• Directive: From the first line of the listing below to the line with "lw=1.2, zorder=1, clip_on=False)", print each line exactly, and nothing more. Leave out the pictures.

• Collected material:
——————
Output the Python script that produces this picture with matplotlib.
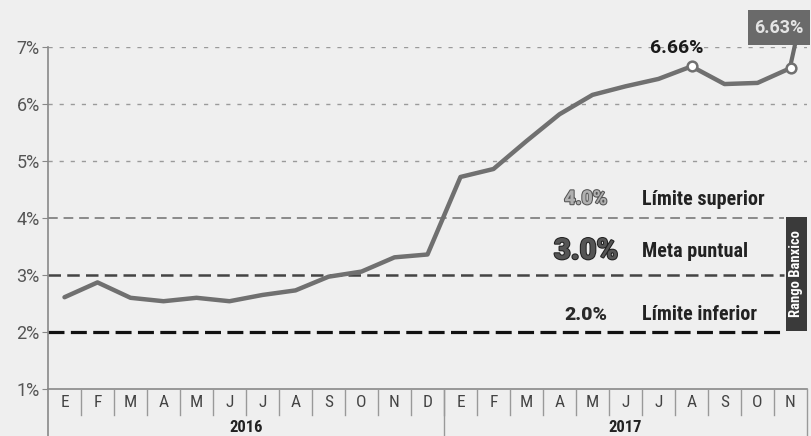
import matplotlib
matplotlib.use("Agg")
import matplotlib.pyplot as plt
from matplotlib.patches import Rectangle
from matplotlib.transforms import blended_transform_factory
import matplotlib.patheffects as pe

months = ["E", "F", "M", "A", "M", "J", "J", "A", "S", "O", "N", "D",
          "E", "F", "M", "A", "M", "J", "J", "A", "S", "O", "N"]
years = ["2016", "2017"]
year_counts = [12, 11]
inflation = [2.61, 2.87, 2.60, 2.54, 2.60, 2.54, 2.65, 2.73, 2.97, 3.06, 3.31, 3.36,
             4.72, 4.86, 5.35, 5.82, 6.16, 6.31, 6.44, 6.66, 6.35, 6.37, 6.63]
yticks = [1, 2, 3, 4, 5, 6, 7]
ytick_labels = ["1%", "2%", "3%", "4%", "5%", "6%", "7%"]
ref_values = [4.0, 3.0, 2.0]
ref_value_labels = ["4.0%", "3.0%", "2.0%"]
ref_names = ["Límite superior", "Meta puntual", "Límite inferior"]
highlight_idx = [19, 22]

W, H = 811, 436
fig = plt.figure(figsize=(W / 100, H / 100), dpi=100)
bg = "#efefef"
fig.patch.set_facecolor(bg)
plt.rcParams["font.family"] = ["Roboto", "DejaVu Sans"]

x0, x1 = 48, 807
ytop, ybot = 47, 389
ax = fig.add_axes([x0 / W, 1 - ybot / H, (x1 - x0) / W, (ybot - ytop) / H])
ax.set_facecolor(bg)
n = len(months)
ax.set_xlim(0, n)
ax.set_ylim(1, 7)
for s in ["top", "right", "bottom"]:
    ax.spines[s].set_visible(False)
ax.spines["left"].set_color("#888888")
ax.spines["left"].set_linewidth(1.2)
ax.set_xticks([])
ax.set_yticks(yticks)
ax.set_yticklabels(ytick_labels, fontsize=13, color="#555555")
ax.tick_params(axis="y", length=4, color="#888888", pad=2)

# grid lines
for v in [5, 6, 7]:
    ax.axhline(v, color="#9a9a9a", lw=1.0, ls=(0, (3, 5)), zorder=1)
ax.plot([0, 22.3], [4, 4], color="#8a8a8a", lw=1.4, ls=(0, (5, 3)), zorder=1)
ax.plot([0, 22.3], [3, 3], color="#444444", lw=1.8, ls=(0, (5, 2.5)), zorder=1)
ax.plot([0, 22.3], [2, 2], color="#111111", lw=2.3, ls=(0, (5, 2)), zorder=1)
ax.axhline(1, color="#888888", lw=1.2, zorder=1, clip_on=False)

# reference labels
ref_colors = ["#b0b0b0", "#555555", "#2a2a2a"]
ref_strokes = ["#555555", "#222222", None]
ref_sizes = [14, 21, 14]
ref_ys = [4.33, 3.42, 2.3]
name_font = ["Roboto Condensed", "Roboto", "DejaVu Sans"]
for v, vl, nm, c, sc, fs, yy in zip(ref_values, ref_value_labels, ref_names, ref_colors, ref_strokes,
                                     ref_sizes, ref_ys):
    effects = [pe.withStroke(linewidth=1.5, foreground=sc)] if sc else []
    ax.text(16.3, yy, vl, fontsize=fs, fontweight="black", color=c, ha="center", va="center", zorder=3,
            path_effects=effects)
    ax.text(18.0, yy, nm, fontsize=14.5, fontweight="bold", color="#222222", ha="left", va="center",
            zorder=3, family=name_font)

# Rango Banxico box
ax.add_patch(Rectangle((22.35, 2.02), 0.65, 2.0, facecolor="#3a3a3a", edgecolor="none", zorder=4))
ax.text(22.68, 3.02, "Rango Banxico", rotation=90, color="white", fontsize=10.5, fontweight="bold",
        ha="center", va="center", zorder=5, family=name_font)

# series line
xs = [i + 0.5 for i in range(n)]
ax.plot(xs, inflation, color="#707070", lw=3.2, zorder=6, solid_capstyle="round", clip_on=False)
for i in highlight_idx:
    ax.plot(xs[i], inflation[i], "o", ms=7, mfc="white", mec="#707070", mew=1.8, zorder=7, clip_on=False)

# annotations
ax.text(xs[19] - 0.45, inflation[19] + 0.16, "6.66%", fontsize=14, fontweight="bold", color="#1a1a1a",
        ha="center", va="bottom", zorder=8)
ax.plot([xs[22], xs[22] + 0.14], [inflation[22] + 0.05, 7.05], color="#6a6a6a", lw=3,
        zorder=6, clip_on=False)
ax.add_patch(Rectangle((21.2, 7.03), 1.9, 0.62, facecolor="#6a6a6a", edgecolor="none", zorder=7,
                       clip_on=False))
ax.text(22.15, 7.34, "6.63%", fontsize=13, fontweight="bold", color="#e4e4e4",
        ha="center", va="center", zorder=8, clip_on=False)

# month boxes
tr = blended_transform_factory(ax.transData, ax.transAxes)
span = ybot - ytop
box_bot = -(415 - ybot) / span
for i, m in enumerate(months):
    ax.text(i + 0.5, box_bot / 2, m, transform=tr, ha="center", va="center", fontsize=12.5,
            color="#444444", clip_on=False, family=name_font)
    if 0 < i:
        ax.plot([i, i], [0, box_bot], transform=tr, color="#999999", lw=1, clip_on=False)
ax.plot([n, n], [0, -(436 - ybot) / span], transform=tr, color="#999999", lw=1, clip_on=False)
ax.plot([0, 0], [0, -(436 - ybot) / span], transform=tr, color="#888888", lw=1.2, clip_on=False)
start = 0
for yr, c in zip(years, year_counts):
    ax.text(start + c / 2, -(427 - ybot) / span, yr, transform=tr, ha="center", va="center",
            fontsize=12, fontweight="bold", color="#222222", clip_on=False, family=name_font)
    if start > 0:
        ax.plot([start, start], [0, -(436 - ybot) / span], transform=tr, color="#999999", lw=1,
                clip_on=False)
    start += c

fig.savefig("out.png", dpi=100, facecolor=bg)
——————
• Right answer:
Output the Python script that produces this picture with matplotlib.
import matplotlib
matplotlib.use("Agg")
import matplotlib.pyplot as plt
from matplotlib.patches import Rectangle
from matplotlib.transforms import blended_transform_factory
import matplotlib.patheffects as pe

months = ["E", "F", "M", "A", "M", "J", "J", "A", "S", "O", "N", "D",
          "E", "F", "M", "A", "M", "J", "J", "A", "S", "O", "N"]
years = ["2016", "2017"]
year_counts = [12, 11]
inflation = [2.61, 2.87, 2.60, 2.54, 2.60, 2.54, 2.65, 2.73, 2.97, 3.06, 3.31, 3.36,
             4.72, 4.86, 5.35, 5.82, 6.16, 6.31, 6.44, 6.66, 6.35, 6.37, 6.63]
yticks = [1, 2, 3, 4, 5, 6, 7]
ytick_labels = ["1%", "2%", "3%", "4%", "5%", "6%", "7%"]
ref_values = [4.0, 3.0, 2.0]
ref_value_labels = ["4.0%", "3.0%", "2.0%"]
ref_names = ["Límite superior", "Meta puntual", "Límite inferior"]
highlight_idx = [19, 22]

W, H = 811, 436
fig = plt.figure(figsize=(W / 100, H / 100), dpi=100)
bg = "#efefef"
fig.patch.set_facecolor(bg)
plt.rcParams["font.family"] = ["Roboto", "DejaVu Sans"]

x0, x1 = 48, 807
ytop, ybot = 47, 389
ax = fig.add_axes([x0 / W, 1 - ybot / H, (x1 - x0) / W, (ybot - ytop) / H])
ax.set_facecolor(bg)
n = len(months)
ax.set_xlim(0, n)
ax.set_ylim(1, 7)
for s in ["top", "right", "bottom"]:
    ax.spines[s].set_visible(False)
ax.spines["left"].set_color("#888888")
ax.spines["left"].set_linewidth(1.2)
ax.set_xticks([])
ax.set_yticks(yticks)
ax.set_yticklabels(ytick_labels, fontsize=13, color="#555555")
ax.tick_params(axis="y", length=4, color="#888888", pad=2)

# grid lines
for v in [5, 6, 7]:
    ax.axhline(v, color="#9a9a9a", lw=1.0, ls=(0, (3, 5)), zorder=1)
ax.plot([0, 22.3], [4, 4], color="#8a8a8a", lw=1.4, ls=(0, (5, 3)), zorder=1)
ax.plot([0, 22.3], [3, 3], color="#444444", lw=1.8, ls=(0, (5, 2.5)), zorder=1)
ax.plot([0, 22.3], [2, 2], color="#111111", lw=2.3, ls=(0, (5, 2)), zorder=1)
ax.axhline(1, color="#888888", lw=1.2, zorder=1, clip_on=False)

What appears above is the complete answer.